Please reproduce the lines of the records below from the one holding "Rebuild this chart" through the one holding "0.0508, 0.0542, 0.050]", inclusive, skipping all pictures.

begin Information shown

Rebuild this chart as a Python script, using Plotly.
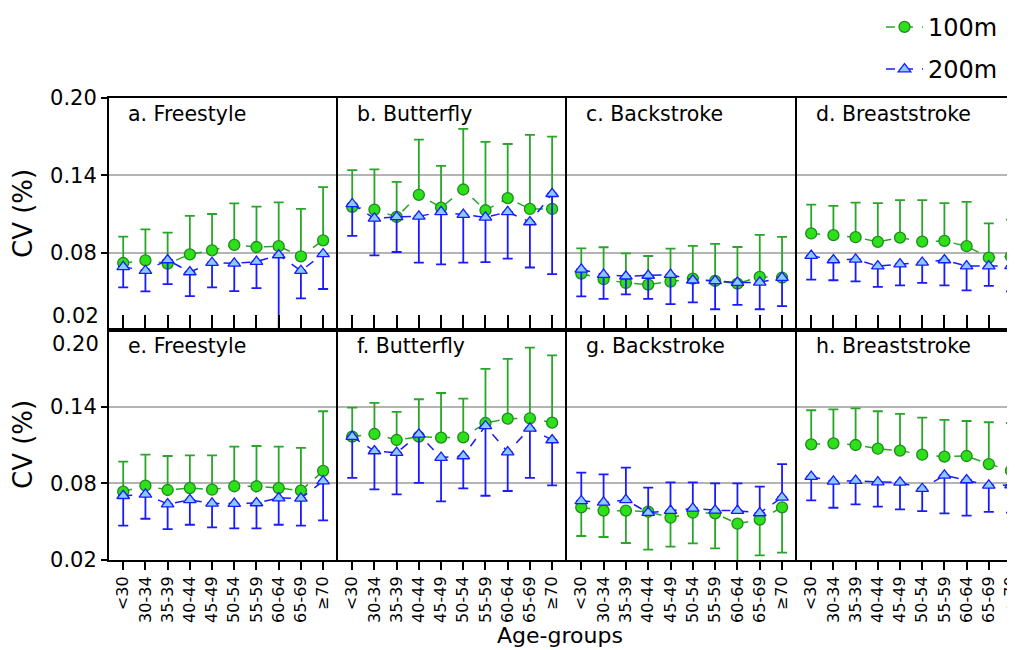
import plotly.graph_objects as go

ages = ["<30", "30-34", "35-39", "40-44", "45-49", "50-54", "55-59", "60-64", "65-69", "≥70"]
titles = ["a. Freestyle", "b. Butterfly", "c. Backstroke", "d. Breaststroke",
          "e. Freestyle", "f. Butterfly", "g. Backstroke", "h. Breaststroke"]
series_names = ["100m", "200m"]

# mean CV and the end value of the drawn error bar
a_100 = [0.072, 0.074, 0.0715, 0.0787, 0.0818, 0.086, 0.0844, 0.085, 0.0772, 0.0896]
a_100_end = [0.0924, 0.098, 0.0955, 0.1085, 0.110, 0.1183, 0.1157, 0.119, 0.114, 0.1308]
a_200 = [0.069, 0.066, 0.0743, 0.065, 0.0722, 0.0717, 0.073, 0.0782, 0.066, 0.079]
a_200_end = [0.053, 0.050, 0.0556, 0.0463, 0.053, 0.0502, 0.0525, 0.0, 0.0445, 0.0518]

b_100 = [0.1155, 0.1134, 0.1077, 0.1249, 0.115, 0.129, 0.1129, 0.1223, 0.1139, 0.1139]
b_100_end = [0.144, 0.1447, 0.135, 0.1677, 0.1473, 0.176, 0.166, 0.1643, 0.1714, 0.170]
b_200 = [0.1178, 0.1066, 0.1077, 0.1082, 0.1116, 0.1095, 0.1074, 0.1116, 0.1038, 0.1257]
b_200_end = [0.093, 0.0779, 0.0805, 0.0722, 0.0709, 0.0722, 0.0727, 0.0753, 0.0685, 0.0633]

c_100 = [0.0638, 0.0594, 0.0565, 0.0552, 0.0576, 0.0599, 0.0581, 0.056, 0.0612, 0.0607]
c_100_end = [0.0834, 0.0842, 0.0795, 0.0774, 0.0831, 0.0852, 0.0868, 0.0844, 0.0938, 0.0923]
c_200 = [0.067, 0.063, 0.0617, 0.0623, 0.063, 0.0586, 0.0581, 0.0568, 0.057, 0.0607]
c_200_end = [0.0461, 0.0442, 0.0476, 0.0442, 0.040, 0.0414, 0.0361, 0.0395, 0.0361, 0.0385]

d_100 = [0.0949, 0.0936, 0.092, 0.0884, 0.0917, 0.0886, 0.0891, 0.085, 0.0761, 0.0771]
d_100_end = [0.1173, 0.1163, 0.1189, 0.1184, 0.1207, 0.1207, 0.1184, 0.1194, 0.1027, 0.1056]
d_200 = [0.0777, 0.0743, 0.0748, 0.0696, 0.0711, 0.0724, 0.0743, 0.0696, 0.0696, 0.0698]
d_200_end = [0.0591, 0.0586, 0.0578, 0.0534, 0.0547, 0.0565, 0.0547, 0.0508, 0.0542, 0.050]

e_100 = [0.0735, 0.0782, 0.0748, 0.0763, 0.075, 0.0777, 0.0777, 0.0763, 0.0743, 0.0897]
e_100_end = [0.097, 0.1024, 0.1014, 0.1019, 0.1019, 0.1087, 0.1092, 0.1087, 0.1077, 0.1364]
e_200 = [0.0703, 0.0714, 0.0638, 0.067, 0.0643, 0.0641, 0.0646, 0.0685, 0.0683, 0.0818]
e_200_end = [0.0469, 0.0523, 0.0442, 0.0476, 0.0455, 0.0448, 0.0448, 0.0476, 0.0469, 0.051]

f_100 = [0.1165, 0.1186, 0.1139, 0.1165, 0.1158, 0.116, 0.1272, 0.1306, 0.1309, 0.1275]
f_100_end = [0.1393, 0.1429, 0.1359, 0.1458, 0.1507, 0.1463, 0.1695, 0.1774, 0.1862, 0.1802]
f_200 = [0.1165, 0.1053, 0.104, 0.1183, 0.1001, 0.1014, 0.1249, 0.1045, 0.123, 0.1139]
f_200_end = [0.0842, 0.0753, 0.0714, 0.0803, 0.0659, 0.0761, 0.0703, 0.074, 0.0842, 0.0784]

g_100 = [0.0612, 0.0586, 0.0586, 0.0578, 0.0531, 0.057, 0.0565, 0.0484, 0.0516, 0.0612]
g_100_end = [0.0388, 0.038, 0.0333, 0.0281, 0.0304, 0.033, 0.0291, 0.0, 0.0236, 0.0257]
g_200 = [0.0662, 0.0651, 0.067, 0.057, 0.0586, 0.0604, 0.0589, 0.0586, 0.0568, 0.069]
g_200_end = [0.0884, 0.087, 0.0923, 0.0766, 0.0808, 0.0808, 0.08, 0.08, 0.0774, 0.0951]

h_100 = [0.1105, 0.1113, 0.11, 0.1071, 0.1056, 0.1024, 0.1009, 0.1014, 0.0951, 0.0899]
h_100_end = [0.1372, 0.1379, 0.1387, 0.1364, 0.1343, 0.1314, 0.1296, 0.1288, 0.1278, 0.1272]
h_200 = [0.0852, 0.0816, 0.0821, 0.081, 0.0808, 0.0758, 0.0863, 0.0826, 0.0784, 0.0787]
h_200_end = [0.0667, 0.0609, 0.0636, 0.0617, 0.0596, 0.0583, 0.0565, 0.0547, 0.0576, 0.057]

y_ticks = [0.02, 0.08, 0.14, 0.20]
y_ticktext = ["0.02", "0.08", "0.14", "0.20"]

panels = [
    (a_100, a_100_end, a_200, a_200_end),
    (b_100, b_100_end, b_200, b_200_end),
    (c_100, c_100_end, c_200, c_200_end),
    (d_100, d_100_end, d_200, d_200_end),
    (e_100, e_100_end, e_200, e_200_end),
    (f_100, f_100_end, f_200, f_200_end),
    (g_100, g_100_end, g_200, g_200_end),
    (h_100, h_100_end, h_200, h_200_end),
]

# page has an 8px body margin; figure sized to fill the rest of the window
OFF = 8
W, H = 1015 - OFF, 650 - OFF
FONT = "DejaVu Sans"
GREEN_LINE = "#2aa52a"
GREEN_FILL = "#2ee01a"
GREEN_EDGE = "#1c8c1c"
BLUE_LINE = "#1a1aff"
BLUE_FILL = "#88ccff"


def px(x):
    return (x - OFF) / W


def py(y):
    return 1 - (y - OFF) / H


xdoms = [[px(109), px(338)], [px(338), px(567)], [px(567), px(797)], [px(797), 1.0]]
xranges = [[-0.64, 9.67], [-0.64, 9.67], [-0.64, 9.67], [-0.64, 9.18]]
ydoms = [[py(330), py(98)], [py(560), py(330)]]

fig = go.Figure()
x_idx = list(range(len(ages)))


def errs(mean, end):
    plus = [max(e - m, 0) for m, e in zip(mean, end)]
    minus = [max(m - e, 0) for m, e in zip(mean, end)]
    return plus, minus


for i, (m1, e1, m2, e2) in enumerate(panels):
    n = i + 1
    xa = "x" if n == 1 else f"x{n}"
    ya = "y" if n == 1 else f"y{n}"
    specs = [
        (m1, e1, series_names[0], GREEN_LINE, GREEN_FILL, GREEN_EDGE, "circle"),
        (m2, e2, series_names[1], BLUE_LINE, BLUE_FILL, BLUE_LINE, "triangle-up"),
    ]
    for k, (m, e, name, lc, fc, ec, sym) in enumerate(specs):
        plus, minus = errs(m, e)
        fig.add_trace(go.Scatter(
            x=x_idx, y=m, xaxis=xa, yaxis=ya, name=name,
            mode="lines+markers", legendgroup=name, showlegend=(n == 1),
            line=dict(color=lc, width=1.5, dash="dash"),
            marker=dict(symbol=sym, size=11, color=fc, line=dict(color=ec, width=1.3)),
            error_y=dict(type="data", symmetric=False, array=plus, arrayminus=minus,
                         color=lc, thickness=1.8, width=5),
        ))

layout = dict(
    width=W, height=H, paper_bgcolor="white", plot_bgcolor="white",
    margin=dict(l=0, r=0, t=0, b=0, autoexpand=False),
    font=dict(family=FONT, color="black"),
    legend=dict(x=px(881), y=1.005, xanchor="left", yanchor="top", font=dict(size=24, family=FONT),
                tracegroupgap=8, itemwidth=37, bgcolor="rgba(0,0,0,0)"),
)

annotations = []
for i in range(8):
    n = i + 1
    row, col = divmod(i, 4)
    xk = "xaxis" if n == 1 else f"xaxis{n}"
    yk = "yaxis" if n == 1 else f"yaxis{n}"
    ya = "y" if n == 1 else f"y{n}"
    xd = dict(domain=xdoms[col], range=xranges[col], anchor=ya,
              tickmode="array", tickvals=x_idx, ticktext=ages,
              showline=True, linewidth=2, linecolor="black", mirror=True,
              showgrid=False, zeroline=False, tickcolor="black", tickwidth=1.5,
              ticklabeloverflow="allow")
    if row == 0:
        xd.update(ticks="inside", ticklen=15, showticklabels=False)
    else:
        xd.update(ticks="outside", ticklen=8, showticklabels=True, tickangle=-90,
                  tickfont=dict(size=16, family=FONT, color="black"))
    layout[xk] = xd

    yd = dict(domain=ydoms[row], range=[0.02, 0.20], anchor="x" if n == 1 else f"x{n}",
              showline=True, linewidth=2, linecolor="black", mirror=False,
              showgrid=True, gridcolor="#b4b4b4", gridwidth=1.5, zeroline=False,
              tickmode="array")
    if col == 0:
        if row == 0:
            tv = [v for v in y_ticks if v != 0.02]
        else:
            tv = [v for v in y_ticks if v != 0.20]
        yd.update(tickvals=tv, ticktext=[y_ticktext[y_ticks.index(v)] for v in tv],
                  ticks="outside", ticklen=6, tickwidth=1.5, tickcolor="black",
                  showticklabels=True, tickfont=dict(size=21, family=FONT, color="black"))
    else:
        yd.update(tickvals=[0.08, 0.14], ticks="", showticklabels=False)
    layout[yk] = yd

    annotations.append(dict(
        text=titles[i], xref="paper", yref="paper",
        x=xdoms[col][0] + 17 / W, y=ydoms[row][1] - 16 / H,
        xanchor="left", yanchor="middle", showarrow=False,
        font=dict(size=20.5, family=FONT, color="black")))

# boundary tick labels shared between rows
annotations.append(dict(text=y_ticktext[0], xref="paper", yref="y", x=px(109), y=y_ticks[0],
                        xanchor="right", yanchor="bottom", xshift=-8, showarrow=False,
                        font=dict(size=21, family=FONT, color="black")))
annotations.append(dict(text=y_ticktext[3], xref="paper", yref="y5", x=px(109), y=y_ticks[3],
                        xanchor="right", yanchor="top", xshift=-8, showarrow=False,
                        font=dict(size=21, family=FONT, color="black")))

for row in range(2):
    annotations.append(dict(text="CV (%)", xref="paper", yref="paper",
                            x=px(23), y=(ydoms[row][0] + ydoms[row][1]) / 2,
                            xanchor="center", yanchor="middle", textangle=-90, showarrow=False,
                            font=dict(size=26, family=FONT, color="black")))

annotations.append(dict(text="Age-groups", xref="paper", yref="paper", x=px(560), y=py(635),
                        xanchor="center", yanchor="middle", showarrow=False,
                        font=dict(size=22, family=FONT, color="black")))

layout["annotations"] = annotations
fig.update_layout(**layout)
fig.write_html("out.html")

end Information shown
begin Information shown

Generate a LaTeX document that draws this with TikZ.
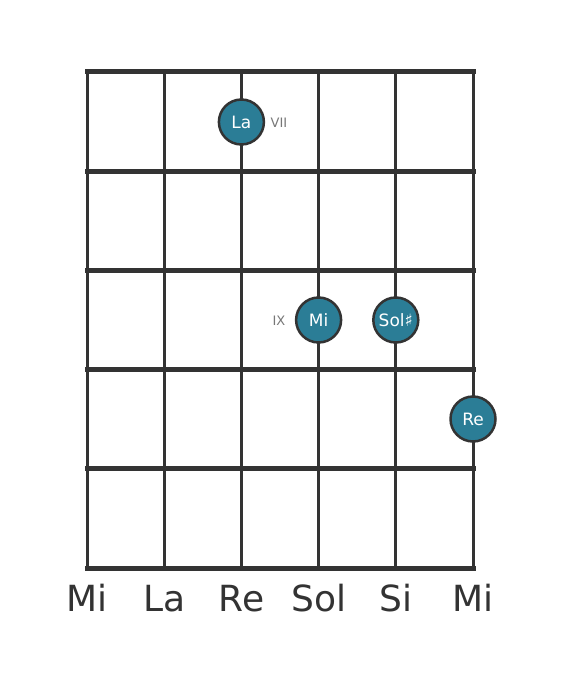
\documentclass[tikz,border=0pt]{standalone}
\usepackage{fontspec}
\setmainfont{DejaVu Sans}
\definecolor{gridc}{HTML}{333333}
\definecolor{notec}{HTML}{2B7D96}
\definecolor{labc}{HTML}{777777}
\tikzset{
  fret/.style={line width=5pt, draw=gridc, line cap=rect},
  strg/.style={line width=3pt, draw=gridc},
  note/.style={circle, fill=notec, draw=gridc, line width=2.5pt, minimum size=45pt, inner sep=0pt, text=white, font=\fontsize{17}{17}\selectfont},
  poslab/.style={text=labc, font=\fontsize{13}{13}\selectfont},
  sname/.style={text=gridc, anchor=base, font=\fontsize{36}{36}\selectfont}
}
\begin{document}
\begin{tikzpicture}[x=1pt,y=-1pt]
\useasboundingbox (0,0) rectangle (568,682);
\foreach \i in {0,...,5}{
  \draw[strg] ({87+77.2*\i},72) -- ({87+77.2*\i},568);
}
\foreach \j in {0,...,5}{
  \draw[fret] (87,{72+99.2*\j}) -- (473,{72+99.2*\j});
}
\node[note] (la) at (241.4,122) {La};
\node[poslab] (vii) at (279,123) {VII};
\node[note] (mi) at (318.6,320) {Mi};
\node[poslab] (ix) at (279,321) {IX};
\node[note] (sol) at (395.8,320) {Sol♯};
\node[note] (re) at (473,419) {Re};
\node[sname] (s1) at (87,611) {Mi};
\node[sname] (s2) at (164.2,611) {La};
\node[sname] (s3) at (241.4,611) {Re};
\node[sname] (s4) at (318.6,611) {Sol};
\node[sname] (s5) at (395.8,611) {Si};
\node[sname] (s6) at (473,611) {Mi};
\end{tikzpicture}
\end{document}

end Information shown
begin Information shown

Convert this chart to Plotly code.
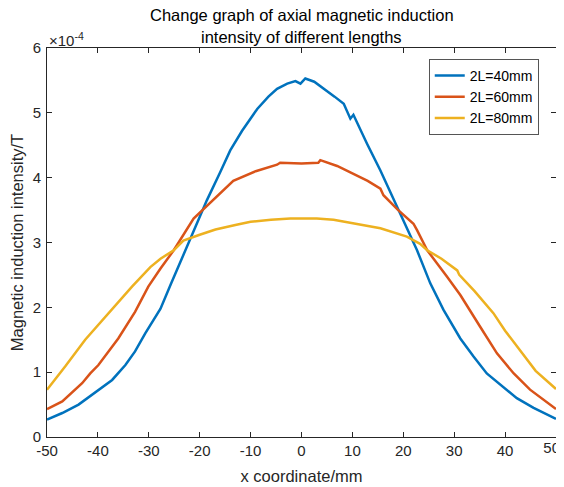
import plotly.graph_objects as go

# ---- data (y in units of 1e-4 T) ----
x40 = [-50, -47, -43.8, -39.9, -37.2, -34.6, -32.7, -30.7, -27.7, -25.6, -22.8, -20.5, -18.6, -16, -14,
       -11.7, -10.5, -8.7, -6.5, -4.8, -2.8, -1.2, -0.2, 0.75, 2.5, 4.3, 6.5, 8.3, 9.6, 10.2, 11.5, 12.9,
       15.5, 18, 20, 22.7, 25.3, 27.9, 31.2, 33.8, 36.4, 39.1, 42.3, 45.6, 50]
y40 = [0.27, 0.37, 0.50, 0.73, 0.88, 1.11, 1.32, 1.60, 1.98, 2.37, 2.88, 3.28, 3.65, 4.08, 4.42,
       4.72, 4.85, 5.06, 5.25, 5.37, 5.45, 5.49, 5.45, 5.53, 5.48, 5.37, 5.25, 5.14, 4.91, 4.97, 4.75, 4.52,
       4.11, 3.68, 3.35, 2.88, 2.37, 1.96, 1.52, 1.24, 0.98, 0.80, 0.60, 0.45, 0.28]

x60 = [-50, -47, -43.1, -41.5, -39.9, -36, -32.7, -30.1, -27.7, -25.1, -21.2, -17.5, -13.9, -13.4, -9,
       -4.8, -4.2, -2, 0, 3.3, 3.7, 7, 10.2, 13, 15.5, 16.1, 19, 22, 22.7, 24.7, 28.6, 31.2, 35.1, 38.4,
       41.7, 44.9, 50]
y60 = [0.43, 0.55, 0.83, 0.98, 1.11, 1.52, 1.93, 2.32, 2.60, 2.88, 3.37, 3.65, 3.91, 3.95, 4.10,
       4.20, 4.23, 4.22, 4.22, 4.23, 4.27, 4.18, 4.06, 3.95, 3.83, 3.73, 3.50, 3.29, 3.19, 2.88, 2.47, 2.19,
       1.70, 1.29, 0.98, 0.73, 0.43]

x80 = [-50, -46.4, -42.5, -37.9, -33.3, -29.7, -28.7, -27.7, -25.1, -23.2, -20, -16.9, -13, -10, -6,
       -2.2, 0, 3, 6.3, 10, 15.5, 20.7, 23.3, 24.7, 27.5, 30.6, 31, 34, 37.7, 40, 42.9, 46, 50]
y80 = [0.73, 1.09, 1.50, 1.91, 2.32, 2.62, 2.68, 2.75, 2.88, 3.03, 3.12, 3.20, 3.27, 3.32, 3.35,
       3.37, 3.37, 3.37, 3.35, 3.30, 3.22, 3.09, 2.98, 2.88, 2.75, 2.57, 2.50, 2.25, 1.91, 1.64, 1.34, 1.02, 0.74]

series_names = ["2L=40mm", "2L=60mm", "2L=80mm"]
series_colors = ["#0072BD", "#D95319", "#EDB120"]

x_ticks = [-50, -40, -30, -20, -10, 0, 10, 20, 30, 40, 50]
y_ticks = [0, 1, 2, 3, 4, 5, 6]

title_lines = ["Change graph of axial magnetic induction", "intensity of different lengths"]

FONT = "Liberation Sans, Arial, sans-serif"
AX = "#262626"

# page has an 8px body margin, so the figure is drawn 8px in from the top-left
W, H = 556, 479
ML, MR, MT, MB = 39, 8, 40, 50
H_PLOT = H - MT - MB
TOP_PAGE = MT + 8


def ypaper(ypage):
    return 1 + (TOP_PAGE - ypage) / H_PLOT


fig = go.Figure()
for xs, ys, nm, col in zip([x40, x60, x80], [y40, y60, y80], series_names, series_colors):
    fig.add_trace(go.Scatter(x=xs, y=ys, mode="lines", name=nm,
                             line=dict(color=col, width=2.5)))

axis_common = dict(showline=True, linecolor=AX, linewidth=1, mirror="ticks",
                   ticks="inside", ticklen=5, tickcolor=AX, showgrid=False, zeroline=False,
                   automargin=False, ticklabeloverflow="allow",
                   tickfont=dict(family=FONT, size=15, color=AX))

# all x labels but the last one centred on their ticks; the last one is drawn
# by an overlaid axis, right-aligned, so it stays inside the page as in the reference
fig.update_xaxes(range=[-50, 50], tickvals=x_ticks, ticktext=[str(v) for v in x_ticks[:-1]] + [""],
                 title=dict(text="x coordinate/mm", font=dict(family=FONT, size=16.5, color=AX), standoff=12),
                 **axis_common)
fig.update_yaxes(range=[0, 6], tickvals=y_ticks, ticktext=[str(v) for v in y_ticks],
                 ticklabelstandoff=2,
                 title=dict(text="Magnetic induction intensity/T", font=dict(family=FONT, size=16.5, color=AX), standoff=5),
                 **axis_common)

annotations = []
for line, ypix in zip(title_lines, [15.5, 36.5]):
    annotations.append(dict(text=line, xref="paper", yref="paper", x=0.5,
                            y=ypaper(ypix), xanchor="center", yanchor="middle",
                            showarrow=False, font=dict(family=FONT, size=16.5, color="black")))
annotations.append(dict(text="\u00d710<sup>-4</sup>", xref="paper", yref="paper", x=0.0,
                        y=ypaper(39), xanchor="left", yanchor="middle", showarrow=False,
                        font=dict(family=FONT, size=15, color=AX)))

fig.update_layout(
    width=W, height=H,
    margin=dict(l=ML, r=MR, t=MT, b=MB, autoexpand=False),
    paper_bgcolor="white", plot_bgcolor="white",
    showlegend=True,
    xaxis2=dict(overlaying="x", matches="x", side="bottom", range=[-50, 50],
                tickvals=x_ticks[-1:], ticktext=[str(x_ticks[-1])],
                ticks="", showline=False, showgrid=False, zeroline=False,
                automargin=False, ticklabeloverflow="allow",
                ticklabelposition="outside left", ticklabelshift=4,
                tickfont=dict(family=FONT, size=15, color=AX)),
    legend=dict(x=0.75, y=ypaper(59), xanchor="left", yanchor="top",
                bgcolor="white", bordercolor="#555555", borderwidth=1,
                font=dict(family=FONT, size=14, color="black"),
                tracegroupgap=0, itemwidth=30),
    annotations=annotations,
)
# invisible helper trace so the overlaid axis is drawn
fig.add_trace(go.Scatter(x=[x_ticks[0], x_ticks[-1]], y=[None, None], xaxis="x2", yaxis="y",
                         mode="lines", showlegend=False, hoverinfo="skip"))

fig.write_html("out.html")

end Information shown

▶ **Task answer**:
Rebuild this chart as a Python script, using Plotly.
import plotly.graph_objects as go

ages = ["<30", "30-34", "35-39", "40-44", "45-49", "50-54", "55-59", "60-64", "65-69", "≥70"]
titles = ["a. Freestyle", "b. Butterfly", "c. Backstroke", "d. Breaststroke",
          "e. Freestyle", "f. Butterfly", "g. Backstroke", "h. Breaststroke"]
series_names = ["100m", "200m"]

# mean CV and the end value of the drawn error bar
a_100 = [0.072, 0.074, 0.0715, 0.0787, 0.0818, 0.086, 0.0844, 0.085, 0.0772, 0.0896]
a_100_end = [0.0924, 0.098, 0.0955, 0.1085, 0.110, 0.1183, 0.1157, 0.119, 0.114, 0.1308]
a_200 = [0.069, 0.066, 0.0743, 0.065, 0.0722, 0.0717, 0.073, 0.0782, 0.066, 0.079]
a_200_end = [0.053, 0.050, 0.0556, 0.0463, 0.053, 0.0502, 0.0525, 0.0, 0.0445, 0.0518]

b_100 = [0.1155, 0.1134, 0.1077, 0.1249, 0.115, 0.129, 0.1129, 0.1223, 0.1139, 0.1139]
b_100_end = [0.144, 0.1447, 0.135, 0.1677, 0.1473, 0.176, 0.166, 0.1643, 0.1714, 0.170]
b_200 = [0.1178, 0.1066, 0.1077, 0.1082, 0.1116, 0.1095, 0.1074, 0.1116, 0.1038, 0.1257]
b_200_end = [0.093, 0.0779, 0.0805, 0.0722, 0.0709, 0.0722, 0.0727, 0.0753, 0.0685, 0.0633]

c_100 = [0.0638, 0.0594, 0.0565, 0.0552, 0.0576, 0.0599, 0.0581, 0.056, 0.0612, 0.0607]
c_100_end = [0.0834, 0.0842, 0.0795, 0.0774, 0.0831, 0.0852, 0.0868, 0.0844, 0.0938, 0.0923]
c_200 = [0.067, 0.063, 0.0617, 0.0623, 0.063, 0.0586, 0.0581, 0.0568, 0.057, 0.0607]
c_200_end = [0.0461, 0.0442, 0.0476, 0.0442, 0.040, 0.0414, 0.0361, 0.0395, 0.0361, 0.0385]

d_100 = [0.0949, 0.0936, 0.092, 0.0884, 0.0917, 0.0886, 0.0891, 0.085, 0.0761, 0.0771]
d_100_end = [0.1173, 0.1163, 0.1189, 0.1184, 0.1207, 0.1207, 0.1184, 0.1194, 0.1027, 0.1056]
d_200 = [0.0777, 0.0743, 0.0748, 0.0696, 0.0711, 0.0724, 0.0743, 0.0696, 0.0696, 0.0698]
d_200_end = [0.0591, 0.0586, 0.0578, 0.0534, 0.0547, 0.0565, 0.0547, 0.0508, 0.0542, 0.050]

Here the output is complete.